One of the ideas we promote is elegance in the core data model in a Data-Centric enterprise. This is harder than it sounds. Look at most application-centric data models: you would think they would be simpler than the enterprise model, after all, they are a small subset of it. Yet we often find individual application data models that are far more complex than the enterprise model that covers them.
You might think that the enterprise model is leaving something out, but that’s not what we’re finding when we load data from these systems. We can generally get all the data and all the fidelity in a simpler model.
It behooves us to ask a pretty broad question:
Where and when should I add new classes to my Data-Centric Ontology?
To answer this, we’re going to dive into four topics:
- The tradeoff of convenience versus overhead
- What is a class, really?
- Where is the proliferation coming from?
- What options do I have?
Convenience and Overhead
In some ways, a class is a shorthand for something (we’ll get a bit more detailed in the next paragraph). As such, putting a label to it can often be a big convenience. I have a very charming book called, Thing Explainer – Complicated Stuff in Simple Words,[1] by Randall Munroe (the author of xkcd Comics). The premise of Thing Explainer is that even very complex technical topics, such as dishwashers, plate tectonics, the International Space Station, and the Large Hadron Collider, can all be explained using a vocabulary of just ten hundred words. (To give you an idea of the lengths he goes to he uses “ten hundred” instead of one “thousand” to save a word in his vocabulary.)
So instead of coining a new word in his abbreviated vocabulary, “dishwasher” becomes, “box that cleans food holders,” food holders being bowls and plates). I lived in Papua New Guinea part time for a couple of years, and the national language there, Tok Pisin, has only about 2,000 words. They ended up with similar word salads. I remember the grocery store was at “plas bilong san kamup,” or “place belong sun come up,” which is Tok Pisin for “East.”
It is much easier to refer to “dishwashers” and “East” than their longer equivalents. It’s convenient. And it doesn’t cost us much in everyday conversation.
But let’s look at the convenience / overhead tradeoff in an information system that is not data-centric. Every time you add a new class (or a new attribute) to an information system you are committing the enterprise to deal with it potentially for decades to come. The overhead starts with application programming, that new concept has to be referred to by code, and not just a small amount.
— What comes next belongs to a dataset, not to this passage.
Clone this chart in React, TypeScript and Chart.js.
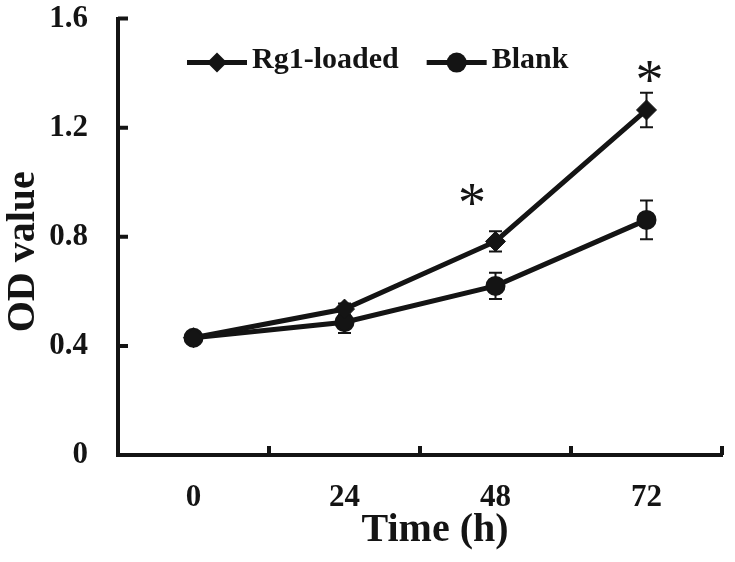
import React, { useEffect, useRef } from 'react';
import { Chart, registerables } from 'chart.js';

Chart.register(...registerables);

// ---- data ----
const timeLabels = ['0', '24', '48', '72'];
const rg1Values = [0.43, 0.535, 0.783, 1.265];
const rg1Errors = [0.012, 0.02, 0.037, 0.063];
const blankValues = [0.43, 0.487, 0.62, 0.862];
const blankErrors = [0.012, 0.04, 0.048, 0.071];
const yTickValues = [0, 0.4, 0.8, 1.2, 1.6];
// significance asterisks, x in category-index units, y in OD units
const starX = [1.845, 3.02];
const starY = [0.953, 1.405];

const INK = '#141414';
const SERIF = "'Liberation Serif', 'Times New Roman', serif";

const errorBarPlugin = {
  id: 'errorBars',
  beforeDatasetsDraw(chart: any) {
    const { ctx } = chart;
    const yScale = chart.scales.y;
    ctx.save();
    ctx.strokeStyle = INK;
    ctx.lineWidth = 2;
    chart.data.datasets.forEach((ds: any, i: number) => {
      const meta = chart.getDatasetMeta(i);
      meta.data.forEach((pt: any, j: number) => {
        const v = ds.data[j];
        const e = ds.errors[j];
        const top = yScale.getPixelForValue(v + e);
        const bot = yScale.getPixelForValue(v - e);
        const cap = 6.5;
        ctx.beginPath();
        ctx.moveTo(pt.x, top);
        ctx.lineTo(pt.x, bot);
        ctx.moveTo(pt.x - cap, top);
        ctx.lineTo(pt.x + cap, top);
        ctx.moveTo(pt.x - cap, bot);
        ctx.lineTo(pt.x + cap, bot);
        ctx.stroke();
      });
    });
    ctx.restore();
  },
};

const innerTicksPlugin = {
  id: 'innerTicks',
  afterDraw(chart: any) {
    const { ctx, chartArea } = chart;
    const xs = chart.scales.x;
    const ys = chart.scales.y;
    ctx.save();
    ctx.strokeStyle = INK;
    ctx.lineWidth = 4;
    ctx.beginPath();
    yTickValues.forEach((v) => {
      if (v === 0) return;
      const py = ys.getPixelForValue(v);
      ctx.moveTo(chartArea.left, py);
      ctx.lineTo(chartArea.left + 10, py);
    });
    for (let i = 0; i < timeLabels.length; i++) {
      const px = xs.getPixelForValue(i + 0.5);
      ctx.moveTo(px, chartArea.bottom);
      ctx.lineTo(px, chartArea.bottom - 9);
    }
    ctx.stroke();
    ctx.restore();
  },
};

const starPlugin = {
  id: 'stars',
  afterDatasetsDraw(chart: any) {
    const { ctx } = chart;
    const xs = chart.scales.x;
    const ys = chart.scales.y;
    ctx.save();
    ctx.fillStyle = INK;
    ctx.font = `normal 56px ${SERIF}`;
    ctx.textAlign = 'center';
    ctx.textBaseline = 'alphabetic';
    const m = ctx.measureText('*');
    const shift = (m.actualBoundingBoxAscent - m.actualBoundingBoxDescent) / 2;
    starX.forEach((sx, k) => {
      const px = xs.getPixelForValue(sx);
      const py = ys.getPixelForValue(starY[k]);
      ctx.fillText('*', px, py + shift);
    });
    ctx.restore();
  },
};

function drawMarker(ctx: CanvasRenderingContext2D, style: string, x: number, y: number, r: number) {
  ctx.beginPath();
  if (style === 'rectRot') {
    ctx.moveTo(x, y - r);
    ctx.lineTo(x + r, y);
    ctx.lineTo(x, y + r);
    ctx.lineTo(x - r, y);
    ctx.closePath();
  } else {
    ctx.arc(x, y, r, 0, Math.PI * 2);
  }
  ctx.fill();
}

const lineLegendPlugin = {
  id: 'lineLegend',
  afterDraw(chart: any) {
    const { ctx, chartArea } = chart;
    ctx.save();
    ctx.font = `bold 30px ${SERIF}`;
    ctx.textBaseline = 'middle';
    ctx.textAlign = 'left';
    let x = chartArea.left + 69;
    const yLine = chartArea.top + 44;
    const yText = chartArea.top + 42;
    chart.data.datasets.forEach((ds: any) => {
      ctx.strokeStyle = INK;
      ctx.fillStyle = INK;
      ctx.lineWidth = 5;
      ctx.beginPath();
      ctx.moveTo(x, yLine);
      ctx.lineTo(x + 60, yLine);
      ctx.stroke();
      drawMarker(ctx, ds.pointStyle, x + 30, yLine, 10);
      ctx.fillText(ds.label, x + 65, yText);
      x += 65 + ctx.measureText(ds.label).width + 28;
    });
    ctx.restore();
  },
};

export default function App() {
  const canvasRef = useRef<HTMLCanvasElement | null>(null);

  useEffect(() => {
    if (!canvasRef.current) return;
    const chart = new Chart(canvasRef.current, {
      type: 'line',
      data: {
        labels: timeLabels,
        datasets: [
          {
            label: 'Rg1-loaded',
            data: rg1Values,
            errors: rg1Errors,
            borderColor: INK,
            backgroundColor: INK,
            borderWidth: 5,
            pointStyle: 'rectRot',
            pointRadius: 10,
            pointBorderWidth: 1,
            pointBackgroundColor: INK,
            pointBorderColor: INK,
            tension: 0,
          } as any,
          {
            label: 'Blank',
            data: blankValues,
            errors: blankErrors,
            borderColor: INK,
            backgroundColor: INK,
            borderWidth: 5,
            pointStyle: 'circle',
            pointRadius: 9,
            pointBorderWidth: 2,
            pointBackgroundColor: INK,
            pointBorderColor: INK,
            tension: 0,
          } as any,
        ],
      },
      options: {
        responsive: false,
        animation: false,
        layout: { padding: { left: 0, right: 13, top: 0, bottom: 0 } },
        plugins: {
          legend: { display: false },
          tooltip: { enabled: false },
        },
        scales: {
          x: {
            type: 'category',
            offset: true,
            grid: { display: false, drawTicks: false },
            border: { display: true, width: 4, color: INK },
            ticks: {
              color: INK,
              font: { family: SERIF, size: 31, weight: 'bold' },
              padding: 24,
              maxRotation: 0,
              autoSkip: false,
            },
            title: {
              display: true,
              text: '   Time (h)',
              color: INK,
              font: { family: SERIF, size: 40, weight: 'bold' },
              padding: { top: 0, bottom: 7 },
            },
            afterFit: (s: any) => {
              s.height = 107;
            },
          },
          y: {
            min: 0,
            max: 1.6,
            afterBuildTicks: (s: any) => {
              s.ticks = yTickValues.map((v) => ({ value: v }));
            },
            grid: { display: false, drawTicks: true, tickLength: 30 },
            border: { display: true, width: 4, color: INK },
            ticks: {
              color: INK,
              font: { family: SERIF, size: 31, weight: 'bold' },
              padding: 0,
            },
            title: {
              display: true,
              text: 'OD value   ',
              color: INK,
              font: { family: SERIF, size: 40, weight: 'bold' },
              padding: { top: 0, bottom: 0 },
            },
            afterFit: (s: any) => {
              s.width = 118;
            },
          },
        },
      } as any,
      plugins: [errorBarPlugin, starPlugin, innerTicksPlugin, lineLegendPlugin],
    });
    return () => chart.destroy();
  }, []);

  return (
    <div style={{ position: 'absolute', left: 0, top: 0, width: 735, height: 562, background: '#fff' }}>
      <canvas ref={canvasRef} width={735} height={562} style={{ display: 'block' }} />
    </div>
  );
}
I’ve done some calculations in my book, Software Wasteland, that suggests each attribute added to a system adds at least 1,000 lines of source code—code to move the item from the database to some API, code to take it from the API and put it in the DOM or something similar, code to display it on a screen, in a report, maybe even in a drop-down list, code to validate it. Given that it costs money to write and test code, this is adding to the cost of a system. The real impact is felt downstream, felt in application maintenance, especially felt in the brittle world of systems integration, and it is felt by the users. Every new attribute is a new field on a form to puzzle about. Every new class is often a new form. New forms often require changes to process flow. And so, the complexity grows.
Finally, there is cognitive load. When we have to deal with dozens or hundreds of concepts, we don’t have too much trouble. When we get to thousands it becomes a real undertaking. Tens of thousands and it’s a career. And yet many individual applications have tens of thousands of concepts. Most large enterprises have millions which is why becoming data-centric is so appealing.
One of the other big overheads in traditional technology is duplication. When you create a new class, let’s say, “hand tools,” you may have to make sure that the wrench is in the Hand Tools class / table and also in the Inventory table. This relying on humans and procedures to remember to put things in more than one place is a huge undocumented burden.
We want to think long and hard before introducing a new class or even a new attribute.